また、現地見学先である三重県伊勢市においては、以前に三重県危機管理部門の担当であった亀井副市長から地域防災力の向上に関する講義を受けるとともに、伊勢市大湊地区において大湊小学校の教頭先生や大湊振興会長から防災への取り組みを直接お話し頂けました。研修生は、日本の防災の基本である「自助」「共助」「公助」の考え方が住民組織に深く浸透していることを知って驚いていました。

田中上席研究員(ICHARM)による講義

オスティ専門研究員(ICHARM)による演習

演習:洪水ハザードマップ作成に必要な演習として、GIS演習と、洪水時の浸水想定区域図作成のために氾濫解析演習を行いました。研修の最後には、研修生が持参した自国のデータを用いて、各自のハザードマップを作成することが出来ました。

また、埼玉県栗橋町や三重県伊勢市において、研修生自身が洪水ハザードマップを持って街を歩き、住民へのインタビューを行うことにより危険箇所の指摘やマップの有効性、住民の意識などを認識する「タウンウォッチング」演習を行いました。特に、伊勢市においては、グループ毎に市役所職員に同行して頂くなど多大なご協力を頂きました。

研修生が作成したハザードマップ
(左:マレーシアからの研修生、右:カンボジアからの研修生)

栗橋町におけるタウンウォッチングの様子

栗橋町におけるタウンウォッチングの様子

大湊地区振興会長からのお話

大湊地区でのタウンウォッチングの様子

現地見学:日本の治水対策を学ぶため、国土交通省中部地方整備局 豊橋河川事務所・木曽川下流河川事務所・三重河川国道事務所の協力の下で現地見学を実施しました。
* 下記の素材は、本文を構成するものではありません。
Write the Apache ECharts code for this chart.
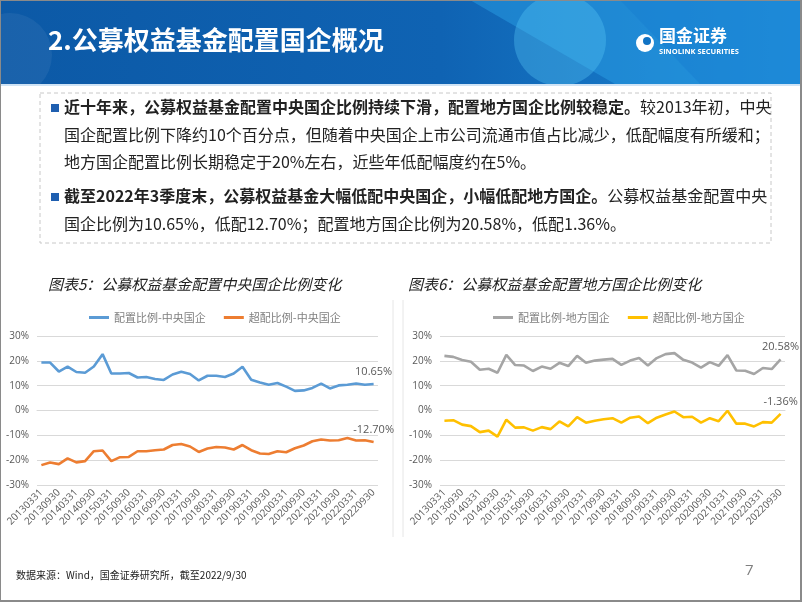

今年は、豊川の霞堤や木曽川・揖斐川・長良川三川合流付近、並びに宮川の洪水対策事業の見学を行いました。宮川に接する伊勢市円座地区においては、2004年の洪水時にいかに自治会が活動を行ったかについて自治会長からお話しを伺いました。また、コミュニティの重要性や災害を通じてその結束が強まったことなど、貴重なお話しを聞くことが出来ました。

豊橋市役所での霞堤説明

木曽三川公園での事業概要説明

伊勢市辻久留地区での宮川事業概要説明

伊勢市円座地区でのヒアリング

説明に聞き入る研修員

ディスカッション:タウンウォッチングから学んだことや、ハザードマップの作成・活用方法について、グループ毎にディスカッションを行い、発表を行いました。

各グループでのディスカッション及び発表の様子

研修の最終成果として、研修生は帰国後に各地域においてハザードマップを活用した洪水対策を行うためのアクションプランを作成し発表を行いました。帰国後、各自が所属する組織にて報告が行われることになっています。

発表風景

研修員には、本研修で身につけたハザードマップに関する知識や技術を自国の所属組織で共有し、ハザードマップの作成・普及に役立てるだけでなく、ハザードマップ作成が法律化されていない国においてもハザードマップの意義を理解し、ハザードマップ普及のための活動を始めることが求められます。

閉校式にて集合写真

本研修は今年が最後年であり、来年度からは新たに「洪水ハザードマップを活用した地域防災計画」と題し、防災担当の組織を対象に、ハザードマップと予警報を組み合わせた洪水対策の研修を3年計画で行う予定です。